Pourtant, comme nous l’avons souligné précédemment, Ricœur va opter pour un retour à la « distanciation aliénante », tout en annonçant qu’il y introduit une « notion positive et productive ». Cette nouvelle forme de distanciation, c’est ce qui va donner lieu à ce qu’il appelle la « voie longue », que nous allons examiner dans les lignes qui suivent et qui va ramener le texte au centre du travail herméneutique, là où on observait jusque-là – et en particulier avec Gadamer -, une sorte de dissolution du texte au profit de l’auteur.
Dans un ouvrage central, et disponible en format de poche – Du texte à l’action -, l’herméneute français présente en une vingtaine de pages sa conception de la « fonction herméneutique de la distanciation ». Il s’agit d’un chapitre d’une grande densité, mais dont l’importance est tout à fait stratégique pour saisir l’originalité de la pensée de Ricœur. Ce passage nous permet également de nous rendre compte à quel point Ricœur était attentif à ce qui se pensait autour de lui à son époque sur le thème de la langue et du texte, en particulier du côté du structuralisme, mais aussi du côté de théories anglo-saxonnes telles que le Speech-Act. De la même façon qu’il sollicitera Marx et Freud pour sa critique de l’idéologie, il fera appel à Saussure, Benveniste et d’autres théoriciens moins connus de nous pour élaborer sa propre conception.
Evénement et signification
Son exposé commence par une distinction entre langue et discours, à l’occasion duquel il va mettre en évidence ce qui est à la fois le premier acte de l’élaboration du texte du point de vue de son auteur, mais ce qui constitue aussi la première dimension de la distanciation du point de vue de l’interprète. C’est-à-dire de la prise de distance vis-à-vis de son propre point de vue en tant qu’il exprime la singularité d’une appartenance culturelle.
Ferdinand de Saussure, dans son Cours de linguistique générale, établit une différence entre langue et parole, ou langue et discours. Toutefois, la linguistique structurale, dont il s’occupe en particulier, ne s’intéresse – et de façon délibérée – qu’à l’un des termes de cette distinction, à savoir la langue, pour se détourner du discours. Or c’est dans le discours qu’on est en présence de ce que Ricœur appelle la « dialectique de l’événement et de la signification », qui est à l’œuvre dans la création de tout texte se donnant ensuite à interpréter. Emile Benveniste, une autre figure bien connue de la linguistique, reprend, dans ses Problèmes de linguistique générale, la distinction saussurienne, mais il ne tourne pas le dos au discours. C’est à lui que l’on doit une seconde distinction, à savoir que si le « signe » est l’unité de base de la langue, la « phrase » est l’unité de base du discours. Il y a donc, inspirée de Benveniste, une « linguistique de la phrase » qui supporte la dialectique de l’événement et du sens. Mais qu’entend-on par événement et quel est son lien avec le sens, se demande Ricœur ?

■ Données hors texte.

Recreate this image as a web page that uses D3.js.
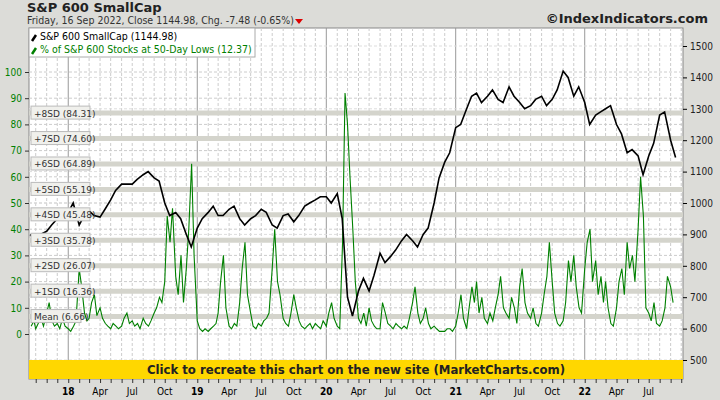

Ce qui fait que le discours relève de l’événement, explique-t-il, c’est d’abord qu’il a lieu dans le temps. Tandis que le système de la langue, lui, est hors du temps. C’est ensuite qu’il y a un sujet, de sorte qu’on peut toujours poser la question « Qui parle ? ». En outre, le discours se réfère à un « monde qu’il prétend décrire, exprimer ou représenter ». Il y a, dit Ricœur, une venue au langage d’un monde par le moyen du discours. Enfin, c’est par le discours que « des messages sont échangés ». Ce qui suppose qu’avec le discours il y a un autre, un interlocuteur à qui est adressé le propos du discours. Un dialogue peut ainsi être établi.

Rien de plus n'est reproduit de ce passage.